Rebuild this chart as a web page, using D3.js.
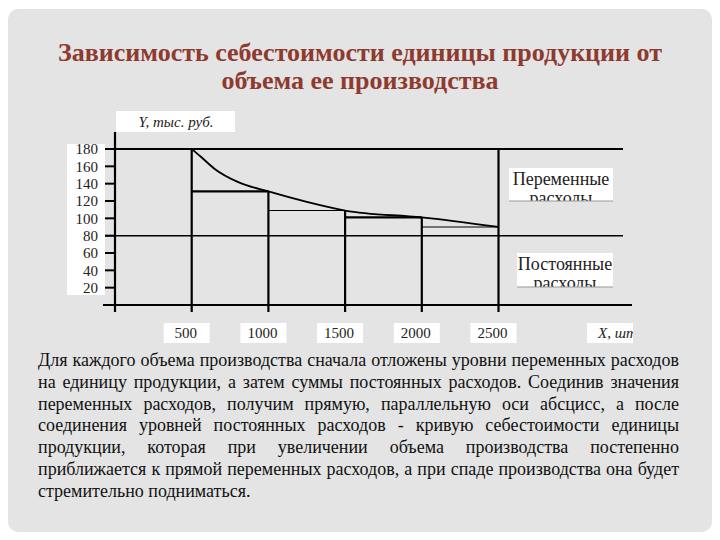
<!DOCTYPE html>
<html><head><meta charset="utf-8">
<script src="https://cdn.jsdelivr.net/npm/d3@7"></script>
<style>body{margin:0;background:#fff;} svg{display:block;} text{font-family:"Liberation Serif","DejaVu Serif","Noto Serif",Tinos,serif;}</style>
</head><body>
<svg id="chart" width="720" height="540"></svg>
<script>
// ---- data ----
const titleLines = ["Зависимость себестоимости единицы продукции от", "объема ее производства"];
const volumes = [500, 1000, 1500, 2000, 2500];
const xTickLabels = ["500", "1000", "1500", "2000", "2500"];
const yTicks = [20, 40, 60, 80, 100, 120, 140, 160, 180];
const curveX = [500, 560, 650, 800, 1000, 1250, 1500, 2000, 2500];
const curveY = [180, 171, 157, 142, 131, 119, 109, 101, 90];
const stepLevels = [131, 109, 101, 90];
const verticalTops = [180, 131, 109, 101, 180];
const variableLevel = 80;
const maxLevel = 180;
const yAxisLabel = "Y, тыс. руб.";
const xAxisLabel = "X, шт";
const variableLabel = ["Переменные", "расходы"];
const fixedLabel = ["Постоянные", "расходы"];
const paragraphLines = [
  "Для каждого объема производства сначала отложены уровни переменных расходов",
  "на единицу продукции, а затем суммы постоянных расходов. Соединив значения",
  "переменных расходов, получим прямую, параллельную оси абсцисс, а после",
  "соединения уровней постоянных расходов - кривую себестоимости единицы",
  "продукции, которая при увеличении объема производства постепенно",
  "приближается к прямой переменных расходов, а при спаде производства она будет",
  "стремительно подниматься."
];

// ---- drawing ----
const svg = d3.select("#chart");

svg.append("rect").attr("x", 8).attr("y", 9).attr("width", 704).attr("height", 523)
  .attr("rx", 10).attr("fill", "#e4e4e4");

// title
svg.append("g").selectAll("text").data(titleLines).join("text")
  .attr("x", 360).attr("y", (d, i) => 52 + i * 28).attr("dy", "0.35em")
  .attr("text-anchor", "middle")
  .attr("font-weight", "bold").attr("font-size", 26)
  .attr("fill", "#8e3a2f").text(d => d);

const x = d3.scaleLinear().domain([0, 2500]).range([115, 498.5]);
const y = d3.scaleLinear().domain([0, 180]).range([305, 149]);

const g = svg.append("g");

// y label box
g.append("rect").attr("x", 116).attr("y", 111).attr("width", 119).attr("height", 21).attr("fill", "#fff");
g.append("text").attr("x", 176).attr("y", 122).attr("dy", "0.35em").attr("text-anchor", "middle")
  .attr("font-style", "italic").attr("font-size", 15).attr("fill", "#222")
  .text(yAxisLabel);

// y tick label box
g.append("rect").attr("x", 67).attr("y", 144).attr("width", 38).attr("height", 151).attr("fill", "#fff");
g.selectAll(".ylab").data(yTicks).join("text").attr("class", "ylab")
  .attr("x", 98).attr("y", d => y(d)).attr("dy", "0.35em").attr("text-anchor", "end")
  .attr("font-size", 15).attr("fill", "#222").text(d => d);

// y ticks
g.selectAll(".ytick").data(yTicks).join("line").attr("class", "ytick")
  .attr("x1", 105).attr("x2", 115).attr("y1", d => y(d)).attr("y2", d => y(d))
  .attr("stroke", "#000").attr("stroke-width", 2);

// y axis
g.append("line").attr("x1", x(0)).attr("x2", x(0)).attr("y1", 132).attr("y2", 312)
  .attr("stroke", "#000").attr("stroke-width", 2.2);

// horizontal reference lines
g.append("line").attr("x1", 105).attr("x2", 623).attr("y1", y(maxLevel)).attr("y2", y(maxLevel))
  .attr("stroke", "#000").attr("stroke-width", 2.2);
g.append("line").attr("x1", 105).attr("x2", 623).attr("y1", y(variableLevel)).attr("y2", y(variableLevel))
  .attr("stroke", "#000").attr("stroke-width", 1.5);
// x axis
g.append("line").attr("x1", 103).attr("x2", 632).attr("y1", y(0)).attr("y2", y(0))
  .attr("stroke", "#000").attr("stroke-width", 2);

// verticals
g.selectAll(".vert").data(volumes).join("line").attr("class", "vert")
  .attr("x1", d => x(d)).attr("x2", d => x(d))
  .attr("y1", (d, i) => y(verticalTops[i])).attr("y2", 312)
  .attr("stroke", "#000").attr("stroke-width", 2.2);

// steps
g.selectAll(".step").data(stepLevels).join("line").attr("class", "step")
  .attr("x1", (d, i) => x(volumes[i])).attr("x2", (d, i) => x(volumes[i + 1]))
  .attr("y1", d => y(d)).attr("y2", d => y(d))
  .attr("stroke", "#000").attr("stroke-width", (d, i) => i % 2 === 0 ? 2.2 : 1.1);

// curve
const pts = curveX.map((v, i) => [v, curveY[i]]);
g.append("path").datum(pts)
  .attr("d", d3.line().x(d => x(d[0])).y(d => y(d[1])).curve(d3.curveMonotoneX))
  .attr("fill", "none").attr("stroke", "#000").attr("stroke-width", 1.8);

// x labels
const xl = g.selectAll(".xl").data(volumes).join("g").attr("class", "xl");
xl.append("rect").attr("x", d => x(d) - 28).attr("y", 323).attr("width", 46).attr("height", 20).attr("fill", "#fff");
xl.append("text").attr("x", d => x(d) - 6).attr("y", 333).attr("dy", "0.35em").attr("text-anchor", "middle")
  .attr("font-size", 15).attr("fill", "#222").text((d, i) => xTickLabels[i]);

// X label, clipped
const defs = svg.append("defs");
defs.append("clipPath").attr("id", "cx").append("rect").attr("x", 587).attr("y", 323).attr("width", 46).attr("height", 20);
g.append("rect").attr("x", 587).attr("y", 323).attr("width", 46).attr("height", 20).attr("fill", "#fff");
g.append("text").attr("clip-path", "url(#cx)").attr("x", 598).attr("y", 333).attr("dy", "0.35em")
  .attr("font-style", "italic").attr("font-size", 15).attr("fill", "#222").text(xAxisLabel);

// label boxes
function labelBox(id, bx, by, bw, bh, lines, cy) {
  defs.append("clipPath").attr("id", id).append("rect").attr("x", bx).attr("y", by).attr("width", bw).attr("height", bh);
  g.append("rect").attr("x", bx).attr("y", by).attr("width", bw).attr("height", bh).attr("fill", "#fff");
  g.append("g").attr("clip-path", `url(#${id})`).selectAll("text").data(lines).join("text")
    .attr("x", bx + bw / 2).attr("y", (d, i) => cy + i * 19).attr("dy", "0.35em").attr("text-anchor", "middle")
    .attr("font-size", 18).attr("fill", "#222").text(d => d);
  g.append("line").attr("x1", bx).attr("x2", bx + bw).attr("y1", by + bh).attr("y2", by + bh)
    .attr("stroke", "#999").attr("stroke-width", 1);
}
labelBox("cv", 509, 168, 104, 33, variableLabel, 179);
labelBox("cf", 517, 253, 96, 34, fixedLabel, 264);

// paragraph (justified)
const pLeft = 38, pRight = 679, pLineH = 21.7, pTop = 360, minGap = 3.5;
paragraphLines.forEach((line, li) => {
  const words = line.split(" ");
  const yy = pTop + li * pLineH;
  const grp = svg.append("g");
  const inner = grp.append("g");
  const ts = words.map(w => inner.append("text").attr("y", yy).attr("dy", "0.35em")
    .attr("font-size", 18).attr("fill", "#111").text(w));
  const widths = ts.map(t => t.node().getComputedTextLength());
  const total = d3.sum(widths);
  const last = li === paragraphLines.length - 1;
  let gap = last ? 4.5 : (pRight - pLeft - total) / (words.length - 1);
  let sx = 1;
  if (gap < minGap) {
    gap = minGap;
    sx = (pRight - pLeft) / (total + gap * (words.length - 1));
  }
  let cx = 0;
  ts.forEach((t, i) => { t.attr("x", cx); cx += widths[i] + gap; });
  inner.attr("transform", `translate(${pLeft},0) scale(${sx},1)`);
});
</script>
</body></html>
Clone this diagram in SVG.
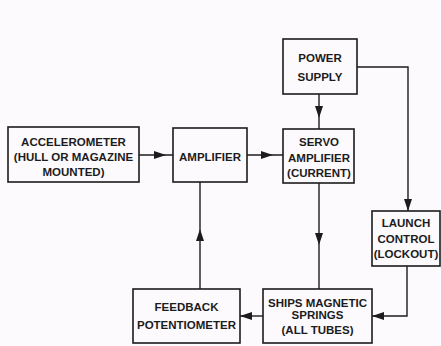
<svg xmlns="http://www.w3.org/2000/svg" width="441" height="346" viewBox="0 0 441 346">
<defs>
<style>
.box{fill:none;stroke:#1c1c1c;stroke-width:1.6}
.ln{fill:none;stroke:#1c1c1c;stroke-width:1.4}
.t{font-family:"Liberation Sans",Arial,sans-serif;font-weight:bold;font-size:11.5px;fill:#1c1c1c;text-anchor:middle}
</style>
<marker id="ah" viewBox="0 0 12 8" refX="12" refY="4" markerWidth="12" markerHeight="8" markerUnits="userSpaceOnUse" orient="auto">
<path d="M0,0 L12,4 L0,8 Z" fill="#1c1c1c"/>
</marker>
</defs>
<rect width="441" height="346" fill="#fcfafc"/>
<g id="connectors">
<path class="ln" d="M139,155 L166,155 L173,155" marker-mid="url(#ah)"/>
<path class="ln" d="M247,155 L273,155 L283,155" marker-mid="url(#ah)"/>
<path class="ln" d="M319,94 L319,118 L319,129" marker-mid="url(#ah)"/>
<path class="ln" d="M357,67 L408,67 L408,211" marker-end="url(#ah)"/>
<path class="ln" d="M319,183 L319,245 L319,289" marker-mid="url(#ah)"/>
<path class="ln" d="M407,266 L407,316 L372,316" marker-end="url(#ah)"/>
<path class="ln" d="M263,316 L240,316" marker-end="url(#ah)"/>
<path class="ln" d="M200,289 L200,229 L200,182" marker-mid="url(#ah)"/>
</g>
<g id="accelerometer">
<rect class="box" x="8" y="127" width="131" height="55"/>
<text class="t" x="73.5" y="145.5">ACCELEROMETER</text>
<text class="t" x="73.5" y="160.5">(HULL OR MAGAZINE</text>
<text class="t" x="73.5" y="175.5">MOUNTED)</text>
</g>
<g id="amplifier">
<rect class="box" x="173" y="128" width="74" height="54"/>
<text class="t" x="210" y="161">AMPLIFIER</text>
</g>
<g id="servo">
<rect class="box" x="283" y="129" width="71" height="54"/>
<text class="t" x="319" y="146">SERVO</text>
<text class="t" x="319" y="162">AMPLIFIER</text>
<text class="t" x="319" y="177">(CURRENT)</text>
</g>
<g id="power">
<rect class="box" x="283" y="39" width="74" height="55"/>
<text class="t" x="320" y="62">POWER</text>
<text class="t" x="320" y="81">SUPPLY</text>
</g>
<g id="launch">
<rect class="box" x="372" y="211" width="68" height="55"/>
<text class="t" x="406" y="227">LAUNCH</text>
<text class="t" x="406" y="243">CONTROL</text>
<text class="t" x="406" y="258">(LOCKOUT)</text>
</g>
<g id="springs">
<rect class="box" x="263" y="289" width="109" height="54"/>
<text class="t" x="317.5" y="307">SHIPS MAGNETIC</text>
<text class="t" x="317.5" y="319">SPRINGS</text>
<text class="t" x="317.5" y="334">(ALL TUBES)</text>
</g>
<g id="feedback">
<rect class="box" x="133" y="289" width="107" height="54"/>
<text class="t" x="186.5" y="311">FEEDBACK</text>
<text class="t" x="186.5" y="329">POTENTIOMETER</text>
</g>
</svg>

——————————

▶ EXERCISE: Go through the records above and copy every line with the word "this".

▶ RESULT BELOW:
Rebuild this chart as a web page, using D3.js.
Clone this diagram in SVG.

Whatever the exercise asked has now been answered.